-- REQUIRED WORK --
Find the line with "Write the TikZ code for this diagram." and the line with "(0,0) rectangle (967,761);", then repeat both of them and every line in between exactly. Omit the pictures.

┌─ PROVIDED ENTRIES

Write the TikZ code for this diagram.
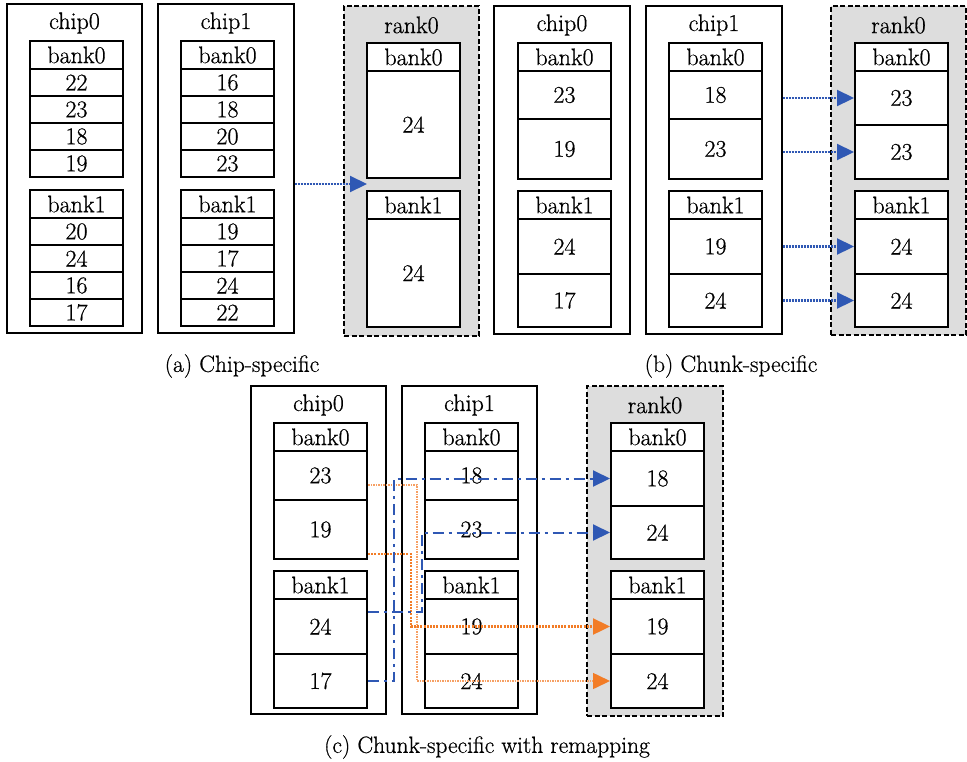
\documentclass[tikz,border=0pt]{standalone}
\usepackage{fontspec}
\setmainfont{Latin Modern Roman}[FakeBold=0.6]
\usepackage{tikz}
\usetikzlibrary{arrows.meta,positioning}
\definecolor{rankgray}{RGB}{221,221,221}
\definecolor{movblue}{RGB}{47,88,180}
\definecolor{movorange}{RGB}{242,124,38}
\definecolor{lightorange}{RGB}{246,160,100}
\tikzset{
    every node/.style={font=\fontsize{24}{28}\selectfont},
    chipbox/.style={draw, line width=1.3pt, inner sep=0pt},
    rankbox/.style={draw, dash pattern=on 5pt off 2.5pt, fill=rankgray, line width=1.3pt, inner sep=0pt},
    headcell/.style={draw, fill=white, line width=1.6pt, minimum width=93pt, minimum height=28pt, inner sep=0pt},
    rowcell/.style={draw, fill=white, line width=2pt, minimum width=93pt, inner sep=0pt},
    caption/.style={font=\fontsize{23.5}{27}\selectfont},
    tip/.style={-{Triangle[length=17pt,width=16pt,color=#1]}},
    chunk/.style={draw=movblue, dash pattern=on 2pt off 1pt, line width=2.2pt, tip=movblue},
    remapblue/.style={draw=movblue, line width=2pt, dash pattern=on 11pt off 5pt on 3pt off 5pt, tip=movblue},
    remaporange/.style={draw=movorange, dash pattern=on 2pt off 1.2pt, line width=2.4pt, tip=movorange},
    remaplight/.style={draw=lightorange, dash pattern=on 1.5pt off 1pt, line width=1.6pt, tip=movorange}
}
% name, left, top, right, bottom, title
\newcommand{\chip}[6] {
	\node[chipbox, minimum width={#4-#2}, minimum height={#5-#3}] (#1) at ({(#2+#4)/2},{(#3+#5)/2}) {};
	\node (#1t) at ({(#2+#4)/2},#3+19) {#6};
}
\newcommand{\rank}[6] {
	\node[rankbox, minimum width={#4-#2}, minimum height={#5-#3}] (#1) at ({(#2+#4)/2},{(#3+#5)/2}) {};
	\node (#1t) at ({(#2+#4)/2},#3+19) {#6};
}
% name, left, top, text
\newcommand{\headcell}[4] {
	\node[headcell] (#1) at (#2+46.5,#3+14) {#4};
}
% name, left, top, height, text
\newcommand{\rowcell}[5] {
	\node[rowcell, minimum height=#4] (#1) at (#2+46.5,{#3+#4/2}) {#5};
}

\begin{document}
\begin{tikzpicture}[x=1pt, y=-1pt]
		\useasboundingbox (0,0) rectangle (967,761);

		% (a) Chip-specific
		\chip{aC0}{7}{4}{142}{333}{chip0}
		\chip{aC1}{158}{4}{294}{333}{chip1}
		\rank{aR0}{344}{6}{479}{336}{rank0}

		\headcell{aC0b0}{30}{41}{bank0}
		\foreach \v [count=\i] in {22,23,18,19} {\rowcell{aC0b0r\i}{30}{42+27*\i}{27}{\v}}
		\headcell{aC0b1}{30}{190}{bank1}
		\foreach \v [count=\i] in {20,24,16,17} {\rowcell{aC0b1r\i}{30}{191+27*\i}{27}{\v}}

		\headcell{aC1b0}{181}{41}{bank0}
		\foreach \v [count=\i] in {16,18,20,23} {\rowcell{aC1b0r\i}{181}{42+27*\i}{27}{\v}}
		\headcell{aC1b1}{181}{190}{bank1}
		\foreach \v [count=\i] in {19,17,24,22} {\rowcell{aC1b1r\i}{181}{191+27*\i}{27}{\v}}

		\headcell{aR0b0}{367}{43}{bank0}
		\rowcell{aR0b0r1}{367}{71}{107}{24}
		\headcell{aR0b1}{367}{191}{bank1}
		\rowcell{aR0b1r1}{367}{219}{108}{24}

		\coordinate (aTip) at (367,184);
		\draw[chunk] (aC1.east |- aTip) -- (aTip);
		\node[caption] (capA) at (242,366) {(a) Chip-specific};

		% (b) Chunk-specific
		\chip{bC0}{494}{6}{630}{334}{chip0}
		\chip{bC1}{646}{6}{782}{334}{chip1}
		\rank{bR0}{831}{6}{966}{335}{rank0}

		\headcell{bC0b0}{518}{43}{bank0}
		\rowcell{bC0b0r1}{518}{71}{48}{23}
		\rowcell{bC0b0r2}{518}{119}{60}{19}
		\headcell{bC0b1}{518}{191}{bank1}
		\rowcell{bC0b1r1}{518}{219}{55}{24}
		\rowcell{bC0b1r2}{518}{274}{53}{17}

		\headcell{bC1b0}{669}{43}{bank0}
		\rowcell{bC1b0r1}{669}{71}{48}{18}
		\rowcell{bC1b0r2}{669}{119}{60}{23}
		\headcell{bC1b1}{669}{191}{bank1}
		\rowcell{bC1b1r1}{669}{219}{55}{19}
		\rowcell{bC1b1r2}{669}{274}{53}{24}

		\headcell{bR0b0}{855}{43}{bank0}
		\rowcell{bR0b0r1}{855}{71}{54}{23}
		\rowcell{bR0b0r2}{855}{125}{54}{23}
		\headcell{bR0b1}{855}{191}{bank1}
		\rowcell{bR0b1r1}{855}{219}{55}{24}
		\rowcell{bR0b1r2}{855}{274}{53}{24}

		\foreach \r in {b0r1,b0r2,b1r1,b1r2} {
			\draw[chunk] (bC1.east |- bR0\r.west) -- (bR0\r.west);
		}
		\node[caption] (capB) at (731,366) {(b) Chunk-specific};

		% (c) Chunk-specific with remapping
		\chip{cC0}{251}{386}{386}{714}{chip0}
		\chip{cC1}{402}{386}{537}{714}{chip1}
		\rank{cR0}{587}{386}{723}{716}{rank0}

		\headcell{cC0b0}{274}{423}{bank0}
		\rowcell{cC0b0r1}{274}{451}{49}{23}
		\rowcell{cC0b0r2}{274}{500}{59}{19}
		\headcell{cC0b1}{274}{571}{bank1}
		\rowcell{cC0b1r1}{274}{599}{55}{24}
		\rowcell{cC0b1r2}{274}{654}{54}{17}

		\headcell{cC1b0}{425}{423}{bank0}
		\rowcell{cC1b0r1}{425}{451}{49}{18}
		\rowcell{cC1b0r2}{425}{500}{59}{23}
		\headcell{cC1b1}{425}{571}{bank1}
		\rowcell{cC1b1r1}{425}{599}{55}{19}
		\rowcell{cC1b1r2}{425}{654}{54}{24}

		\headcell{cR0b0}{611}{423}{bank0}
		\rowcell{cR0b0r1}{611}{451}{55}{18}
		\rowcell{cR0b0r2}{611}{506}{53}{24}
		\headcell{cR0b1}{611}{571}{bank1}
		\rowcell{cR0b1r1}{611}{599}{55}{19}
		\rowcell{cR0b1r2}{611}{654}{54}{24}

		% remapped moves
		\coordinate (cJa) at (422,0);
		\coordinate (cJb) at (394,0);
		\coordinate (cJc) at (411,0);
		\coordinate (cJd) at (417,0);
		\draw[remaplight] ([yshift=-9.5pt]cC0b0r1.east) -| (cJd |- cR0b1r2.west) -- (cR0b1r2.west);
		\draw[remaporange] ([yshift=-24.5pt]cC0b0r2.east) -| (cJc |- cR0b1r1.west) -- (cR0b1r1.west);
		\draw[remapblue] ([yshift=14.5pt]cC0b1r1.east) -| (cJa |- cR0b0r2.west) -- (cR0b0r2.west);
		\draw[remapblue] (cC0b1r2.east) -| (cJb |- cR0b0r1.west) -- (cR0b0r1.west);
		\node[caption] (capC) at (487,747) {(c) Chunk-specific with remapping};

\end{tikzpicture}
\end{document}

└─
┌─ PROVIDED ENTRIES

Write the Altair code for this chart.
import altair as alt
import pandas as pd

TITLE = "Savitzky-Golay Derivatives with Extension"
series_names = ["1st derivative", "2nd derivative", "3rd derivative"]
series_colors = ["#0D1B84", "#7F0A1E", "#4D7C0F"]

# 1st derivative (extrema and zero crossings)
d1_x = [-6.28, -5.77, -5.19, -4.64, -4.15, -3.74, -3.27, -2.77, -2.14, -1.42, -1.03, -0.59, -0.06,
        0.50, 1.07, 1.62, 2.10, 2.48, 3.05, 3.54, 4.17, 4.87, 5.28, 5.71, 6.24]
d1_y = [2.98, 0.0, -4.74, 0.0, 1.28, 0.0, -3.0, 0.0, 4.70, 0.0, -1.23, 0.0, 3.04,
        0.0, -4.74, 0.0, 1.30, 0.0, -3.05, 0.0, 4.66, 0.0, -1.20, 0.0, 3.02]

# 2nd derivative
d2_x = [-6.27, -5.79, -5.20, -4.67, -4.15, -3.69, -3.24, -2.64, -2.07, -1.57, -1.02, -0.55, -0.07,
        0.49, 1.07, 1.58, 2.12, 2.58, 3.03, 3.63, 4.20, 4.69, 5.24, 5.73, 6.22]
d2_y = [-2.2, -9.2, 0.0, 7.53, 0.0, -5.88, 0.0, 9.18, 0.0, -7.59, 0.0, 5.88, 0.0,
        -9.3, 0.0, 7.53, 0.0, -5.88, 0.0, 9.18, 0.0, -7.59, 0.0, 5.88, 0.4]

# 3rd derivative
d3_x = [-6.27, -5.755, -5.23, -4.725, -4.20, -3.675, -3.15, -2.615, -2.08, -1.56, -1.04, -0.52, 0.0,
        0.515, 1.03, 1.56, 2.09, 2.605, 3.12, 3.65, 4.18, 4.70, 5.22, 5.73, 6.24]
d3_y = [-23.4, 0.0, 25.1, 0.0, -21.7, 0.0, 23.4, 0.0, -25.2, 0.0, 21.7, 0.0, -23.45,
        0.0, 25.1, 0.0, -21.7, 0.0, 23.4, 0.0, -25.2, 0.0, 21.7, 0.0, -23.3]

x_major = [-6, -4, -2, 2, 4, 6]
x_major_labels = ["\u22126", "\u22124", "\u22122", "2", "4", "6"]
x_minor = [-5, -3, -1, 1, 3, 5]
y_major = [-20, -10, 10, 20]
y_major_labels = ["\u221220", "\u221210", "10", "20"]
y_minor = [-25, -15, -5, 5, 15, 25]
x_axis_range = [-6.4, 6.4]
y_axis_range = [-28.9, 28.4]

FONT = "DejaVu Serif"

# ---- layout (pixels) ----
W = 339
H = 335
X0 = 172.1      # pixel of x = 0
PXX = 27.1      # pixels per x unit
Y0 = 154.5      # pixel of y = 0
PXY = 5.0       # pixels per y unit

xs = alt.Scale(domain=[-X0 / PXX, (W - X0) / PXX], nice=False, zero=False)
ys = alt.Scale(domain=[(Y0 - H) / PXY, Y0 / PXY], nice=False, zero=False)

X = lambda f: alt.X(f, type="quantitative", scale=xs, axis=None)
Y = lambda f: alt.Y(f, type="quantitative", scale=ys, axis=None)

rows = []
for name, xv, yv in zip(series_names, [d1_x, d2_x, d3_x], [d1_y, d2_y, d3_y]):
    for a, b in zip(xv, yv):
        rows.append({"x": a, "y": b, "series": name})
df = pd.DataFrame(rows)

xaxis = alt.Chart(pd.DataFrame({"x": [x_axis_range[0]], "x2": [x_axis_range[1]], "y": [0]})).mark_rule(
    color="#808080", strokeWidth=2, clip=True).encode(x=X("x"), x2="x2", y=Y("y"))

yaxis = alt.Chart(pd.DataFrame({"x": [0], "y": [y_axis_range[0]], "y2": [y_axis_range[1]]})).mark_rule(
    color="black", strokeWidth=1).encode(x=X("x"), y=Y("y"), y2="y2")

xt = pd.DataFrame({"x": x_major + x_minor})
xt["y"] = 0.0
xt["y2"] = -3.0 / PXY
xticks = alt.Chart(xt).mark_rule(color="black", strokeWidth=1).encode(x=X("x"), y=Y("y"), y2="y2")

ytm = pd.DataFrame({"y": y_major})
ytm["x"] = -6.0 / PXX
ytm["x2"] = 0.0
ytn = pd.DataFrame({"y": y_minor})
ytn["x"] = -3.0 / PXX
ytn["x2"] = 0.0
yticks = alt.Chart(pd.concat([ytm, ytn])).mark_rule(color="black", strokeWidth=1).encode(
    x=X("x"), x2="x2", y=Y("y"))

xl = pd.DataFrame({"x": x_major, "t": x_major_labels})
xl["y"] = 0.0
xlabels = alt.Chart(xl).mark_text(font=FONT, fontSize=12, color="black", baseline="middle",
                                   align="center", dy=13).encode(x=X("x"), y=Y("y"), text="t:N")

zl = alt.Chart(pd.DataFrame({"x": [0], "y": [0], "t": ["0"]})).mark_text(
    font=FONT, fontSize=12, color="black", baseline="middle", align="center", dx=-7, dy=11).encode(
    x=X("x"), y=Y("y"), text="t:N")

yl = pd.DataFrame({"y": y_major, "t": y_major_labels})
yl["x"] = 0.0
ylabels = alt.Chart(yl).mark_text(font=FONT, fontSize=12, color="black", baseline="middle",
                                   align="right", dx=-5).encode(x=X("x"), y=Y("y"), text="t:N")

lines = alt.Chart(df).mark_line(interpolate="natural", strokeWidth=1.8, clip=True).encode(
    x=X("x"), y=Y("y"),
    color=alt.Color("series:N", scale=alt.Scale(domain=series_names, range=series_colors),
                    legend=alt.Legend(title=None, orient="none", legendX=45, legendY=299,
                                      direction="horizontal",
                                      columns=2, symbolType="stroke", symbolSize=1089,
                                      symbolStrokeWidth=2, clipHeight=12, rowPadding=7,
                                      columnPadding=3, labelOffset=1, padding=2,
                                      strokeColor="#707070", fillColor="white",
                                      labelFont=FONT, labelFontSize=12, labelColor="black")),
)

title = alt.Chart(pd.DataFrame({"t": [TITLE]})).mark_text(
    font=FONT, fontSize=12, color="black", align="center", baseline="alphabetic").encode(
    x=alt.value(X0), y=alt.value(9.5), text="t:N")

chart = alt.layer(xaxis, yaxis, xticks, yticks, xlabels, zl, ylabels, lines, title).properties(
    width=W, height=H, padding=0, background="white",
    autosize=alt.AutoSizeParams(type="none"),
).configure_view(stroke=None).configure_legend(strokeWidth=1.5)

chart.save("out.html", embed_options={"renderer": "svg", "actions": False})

└─

-- THE REPLY --
Write the TikZ code for this diagram.
\documentclass[tikz,border=0pt]{standalone}
\usepackage{fontspec}
\setmainfont{Latin Modern Roman}[FakeBold=0.6]
\usepackage{tikz}
\usetikzlibrary{arrows.meta,positioning}
\definecolor{rankgray}{RGB}{221,221,221}
\definecolor{movblue}{RGB}{47,88,180}
\definecolor{movorange}{RGB}{242,124,38}
\definecolor{lightorange}{RGB}{246,160,100}
\tikzset{
    every node/.style={font=\fontsize{24}{28}\selectfont},
    chipbox/.style={draw, line width=1.3pt, inner sep=0pt},
    rankbox/.style={draw, dash pattern=on 5pt off 2.5pt, fill=rankgray, line width=1.3pt, inner sep=0pt},
    headcell/.style={draw, fill=white, line width=1.6pt, minimum width=93pt, minimum height=28pt, inner sep=0pt},
    rowcell/.style={draw, fill=white, line width=2pt, minimum width=93pt, inner sep=0pt},
    caption/.style={font=\fontsize{23.5}{27}\selectfont},
    tip/.style={-{Triangle[length=17pt,width=16pt,color=#1]}},
    chunk/.style={draw=movblue, dash pattern=on 2pt off 1pt, line width=2.2pt, tip=movblue},
    remapblue/.style={draw=movblue, line width=2pt, dash pattern=on 11pt off 5pt on 3pt off 5pt, tip=movblue},
    remaporange/.style={draw=movorange, dash pattern=on 2pt off 1.2pt, line width=2.4pt, tip=movorange},
    remaplight/.style={draw=lightorange, dash pattern=on 1.5pt off 1pt, line width=1.6pt, tip=movorange}
}
% name, left, top, right, bottom, title
\newcommand{\chip}[6] {
	\node[chipbox, minimum width={#4-#2}, minimum height={#5-#3}] (#1) at ({(#2+#4)/2},{(#3+#5)/2}) {};
	\node (#1t) at ({(#2+#4)/2},#3+19) {#6};
}
\newcommand{\rank}[6] {
	\node[rankbox, minimum width={#4-#2}, minimum height={#5-#3}] (#1) at ({(#2+#4)/2},{(#3+#5)/2}) {};
	\node (#1t) at ({(#2+#4)/2},#3+19) {#6};
}
% name, left, top, text
\newcommand{\headcell}[4] {
	\node[headcell] (#1) at (#2+46.5,#3+14) {#4};
}
% name, left, top, height, text
\newcommand{\rowcell}[5] {
	\node[rowcell, minimum height=#4] (#1) at (#2+46.5,{#3+#4/2}) {#5};
}

\begin{document}
\begin{tikzpicture}[x=1pt, y=-1pt]
		\useasboundingbox (0,0) rectangle (967,761);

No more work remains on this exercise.